There has been a discourse about the International Space Station being not as efficient and effective as it used to be. Scientists say that it is getting old and there are unforeseen hazards that keep occurring because the ISS is getting less functional and more problematic by the day. Chances are that soon, it will be incinerated into nothingness by the Earth’s atmosphere. NASA does not have any plans to make another ISS.
NASA stated that it is spending a significant amount of money on the ISS, and it could save a lot if it left the station altogether. According to CNBC reports, it is making an offer up to $400 million for best proposals for companies that can sell a space station segment to NASA. The price is quite high and still, with this price, it saves around $1 billion per year if the deal goes through. This shows that NASA is shifting its priorities when it comes to private space technology.
Ever since the space agencies have been introduced, NASA has always stayed ahead and made a name for itself. However, now, it seems like NASA does not have an interest in investing in an entire space station for itself. It does not plan to even make a station for itself as NASA director of commercial spaceflight Phil McAlister told CNBC that “NASA will only be paying for the part that we need.”
“It was explicitly part of the original announcement for proposals that we expected cost-sharing,” McAlister added. “Going forward, we do not anticipate paying for the entire commercial destinations.

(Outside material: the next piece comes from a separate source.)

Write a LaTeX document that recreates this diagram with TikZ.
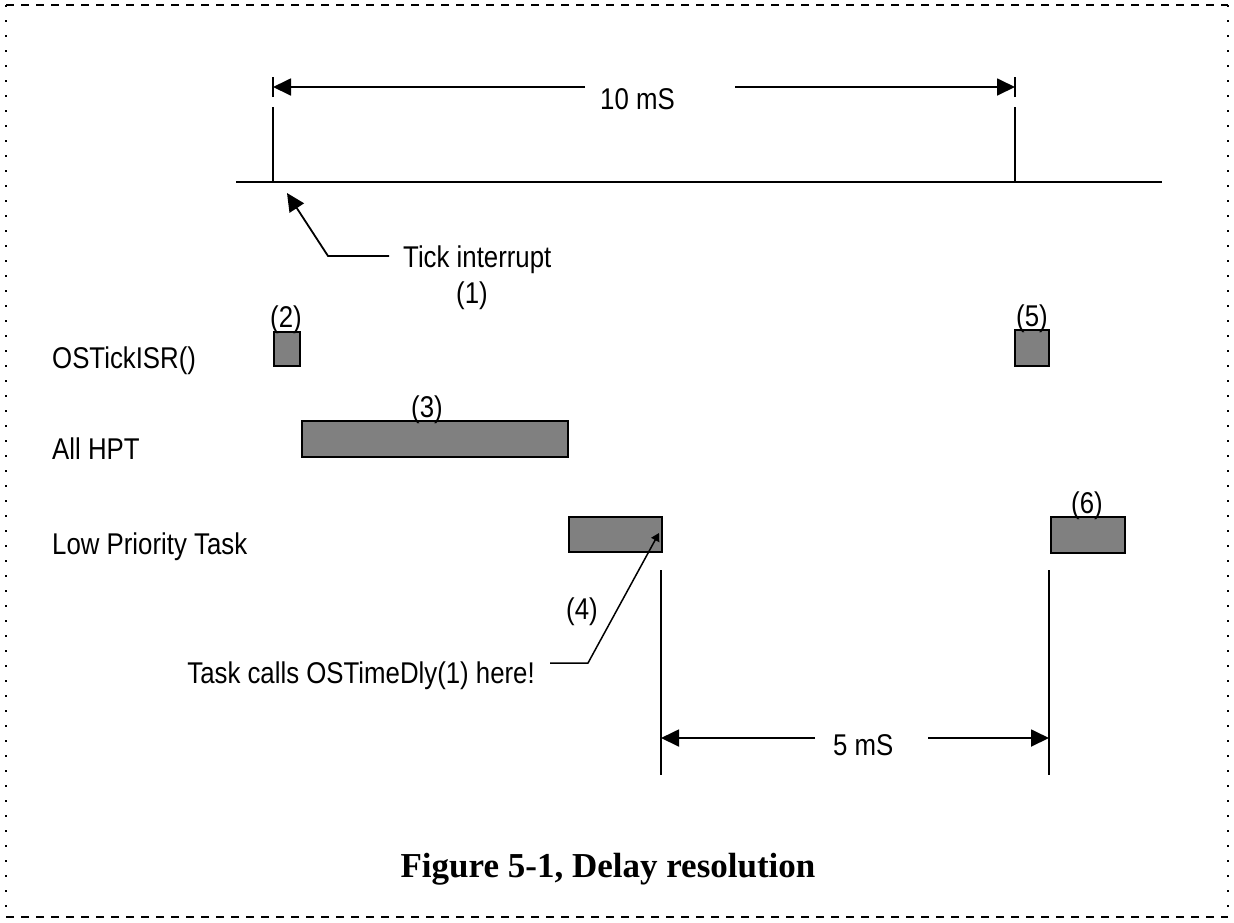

We don’t think that’s appropriate, as the companies are going to own the intellectual property and they’re going to be able to sell that capability to non-NASA customers.”
The space agency plans for outsourcing space station development and operations, McAlister says, “NASA can shift its focus away from developing orbital tech and reprioritize exploration.”
“We can use those savings — that we project to be on the order of a billion to a billion-and-a-half dollars [annually] — for our deep space missions and aspirations,” McAlister told CNBC.